*Given problem*
Count every line in the entries that follow where the word "this" appears, then state only the total.

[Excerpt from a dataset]
________________________

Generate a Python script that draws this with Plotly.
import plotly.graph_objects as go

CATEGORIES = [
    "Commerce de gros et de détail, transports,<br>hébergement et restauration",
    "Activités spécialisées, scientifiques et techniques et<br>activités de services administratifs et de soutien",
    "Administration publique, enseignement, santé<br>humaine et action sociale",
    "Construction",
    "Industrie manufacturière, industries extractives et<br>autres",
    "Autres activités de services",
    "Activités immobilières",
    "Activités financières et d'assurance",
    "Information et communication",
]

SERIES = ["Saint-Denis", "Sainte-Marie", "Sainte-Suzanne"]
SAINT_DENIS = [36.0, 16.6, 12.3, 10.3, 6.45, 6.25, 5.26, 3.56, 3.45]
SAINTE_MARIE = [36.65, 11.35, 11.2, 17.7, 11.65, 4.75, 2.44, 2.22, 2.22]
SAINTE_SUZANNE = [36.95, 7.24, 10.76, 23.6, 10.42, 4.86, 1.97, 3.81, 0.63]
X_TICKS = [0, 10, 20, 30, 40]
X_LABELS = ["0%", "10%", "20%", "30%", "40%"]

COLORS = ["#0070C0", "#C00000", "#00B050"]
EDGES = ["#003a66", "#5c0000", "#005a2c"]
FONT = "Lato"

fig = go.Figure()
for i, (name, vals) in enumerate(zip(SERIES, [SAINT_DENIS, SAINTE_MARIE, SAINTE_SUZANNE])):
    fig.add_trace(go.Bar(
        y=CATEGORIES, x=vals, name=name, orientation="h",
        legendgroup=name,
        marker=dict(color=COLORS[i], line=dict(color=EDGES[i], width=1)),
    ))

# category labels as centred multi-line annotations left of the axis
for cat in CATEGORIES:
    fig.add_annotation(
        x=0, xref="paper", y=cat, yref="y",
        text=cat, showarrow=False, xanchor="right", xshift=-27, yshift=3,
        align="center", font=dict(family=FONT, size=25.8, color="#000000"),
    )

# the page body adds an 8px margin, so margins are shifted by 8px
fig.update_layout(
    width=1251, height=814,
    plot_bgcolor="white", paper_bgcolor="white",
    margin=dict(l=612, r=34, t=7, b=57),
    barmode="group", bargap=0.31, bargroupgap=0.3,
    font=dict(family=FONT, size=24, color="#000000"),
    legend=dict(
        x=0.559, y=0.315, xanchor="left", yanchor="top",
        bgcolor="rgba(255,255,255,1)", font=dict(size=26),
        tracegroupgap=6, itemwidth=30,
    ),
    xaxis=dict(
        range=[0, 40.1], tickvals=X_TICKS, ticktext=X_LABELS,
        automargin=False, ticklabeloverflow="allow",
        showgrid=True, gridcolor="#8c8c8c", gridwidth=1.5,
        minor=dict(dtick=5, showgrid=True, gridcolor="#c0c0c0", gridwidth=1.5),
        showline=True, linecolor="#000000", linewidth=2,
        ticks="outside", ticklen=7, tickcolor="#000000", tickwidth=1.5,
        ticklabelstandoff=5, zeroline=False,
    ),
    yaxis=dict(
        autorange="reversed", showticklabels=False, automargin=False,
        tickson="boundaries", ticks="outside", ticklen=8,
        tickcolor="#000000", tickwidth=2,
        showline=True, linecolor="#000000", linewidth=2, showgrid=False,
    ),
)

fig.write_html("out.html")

________________________

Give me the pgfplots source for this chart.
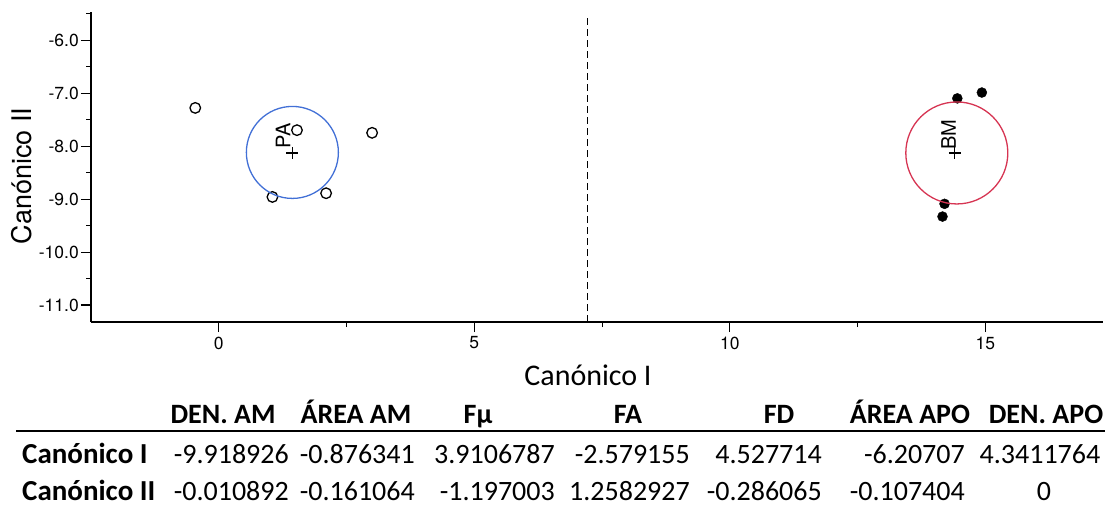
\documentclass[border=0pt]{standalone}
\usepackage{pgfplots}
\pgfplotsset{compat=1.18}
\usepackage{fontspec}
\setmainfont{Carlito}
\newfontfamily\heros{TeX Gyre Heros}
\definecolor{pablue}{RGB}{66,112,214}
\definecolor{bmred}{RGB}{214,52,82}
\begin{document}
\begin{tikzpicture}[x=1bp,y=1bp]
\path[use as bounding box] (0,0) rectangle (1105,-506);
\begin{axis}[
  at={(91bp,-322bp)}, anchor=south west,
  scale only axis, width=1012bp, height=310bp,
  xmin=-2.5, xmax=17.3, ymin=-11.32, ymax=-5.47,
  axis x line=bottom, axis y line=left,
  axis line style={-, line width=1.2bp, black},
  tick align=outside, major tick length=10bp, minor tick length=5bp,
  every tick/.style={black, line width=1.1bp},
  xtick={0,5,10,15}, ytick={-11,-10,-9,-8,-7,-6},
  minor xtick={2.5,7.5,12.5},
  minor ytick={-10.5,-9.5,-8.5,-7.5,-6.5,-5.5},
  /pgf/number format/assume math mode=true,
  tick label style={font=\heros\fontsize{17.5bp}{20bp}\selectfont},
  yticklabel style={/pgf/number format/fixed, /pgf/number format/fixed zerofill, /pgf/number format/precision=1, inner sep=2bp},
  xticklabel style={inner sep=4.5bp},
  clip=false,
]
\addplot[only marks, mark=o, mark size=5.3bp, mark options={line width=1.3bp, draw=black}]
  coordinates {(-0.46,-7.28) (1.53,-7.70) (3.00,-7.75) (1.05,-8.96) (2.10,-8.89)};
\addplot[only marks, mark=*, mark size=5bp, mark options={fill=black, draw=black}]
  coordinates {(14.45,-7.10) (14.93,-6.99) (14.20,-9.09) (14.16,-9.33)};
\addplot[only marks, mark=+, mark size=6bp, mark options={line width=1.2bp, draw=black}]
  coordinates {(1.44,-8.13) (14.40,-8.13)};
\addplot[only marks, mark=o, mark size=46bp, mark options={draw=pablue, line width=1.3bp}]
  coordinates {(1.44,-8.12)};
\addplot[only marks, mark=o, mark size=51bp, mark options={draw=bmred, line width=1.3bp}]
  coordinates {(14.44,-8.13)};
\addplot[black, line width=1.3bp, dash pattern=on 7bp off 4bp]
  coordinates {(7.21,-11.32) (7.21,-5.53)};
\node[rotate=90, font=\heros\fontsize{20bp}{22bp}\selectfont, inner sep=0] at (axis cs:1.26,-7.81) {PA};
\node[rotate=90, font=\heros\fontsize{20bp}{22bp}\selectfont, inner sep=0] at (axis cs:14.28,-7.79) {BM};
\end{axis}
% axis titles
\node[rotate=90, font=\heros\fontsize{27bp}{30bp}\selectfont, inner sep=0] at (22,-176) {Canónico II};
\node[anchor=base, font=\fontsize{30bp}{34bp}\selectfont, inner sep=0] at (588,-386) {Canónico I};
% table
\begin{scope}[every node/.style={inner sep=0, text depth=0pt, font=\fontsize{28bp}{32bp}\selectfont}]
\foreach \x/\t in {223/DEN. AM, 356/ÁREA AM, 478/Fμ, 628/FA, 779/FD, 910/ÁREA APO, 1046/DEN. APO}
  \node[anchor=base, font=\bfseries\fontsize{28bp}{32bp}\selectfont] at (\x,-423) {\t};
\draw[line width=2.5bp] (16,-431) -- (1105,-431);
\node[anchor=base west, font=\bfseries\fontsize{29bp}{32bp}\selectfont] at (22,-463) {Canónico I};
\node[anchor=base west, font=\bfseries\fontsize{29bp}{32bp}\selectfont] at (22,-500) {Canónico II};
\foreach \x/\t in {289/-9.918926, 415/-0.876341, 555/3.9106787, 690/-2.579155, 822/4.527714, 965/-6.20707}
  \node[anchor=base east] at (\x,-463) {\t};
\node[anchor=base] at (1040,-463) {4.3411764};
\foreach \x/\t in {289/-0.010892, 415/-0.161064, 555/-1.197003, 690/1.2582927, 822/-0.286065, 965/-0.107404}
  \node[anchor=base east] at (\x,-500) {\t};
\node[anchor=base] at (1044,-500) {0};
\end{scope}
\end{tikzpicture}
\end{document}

________________________

*Solved problem*
2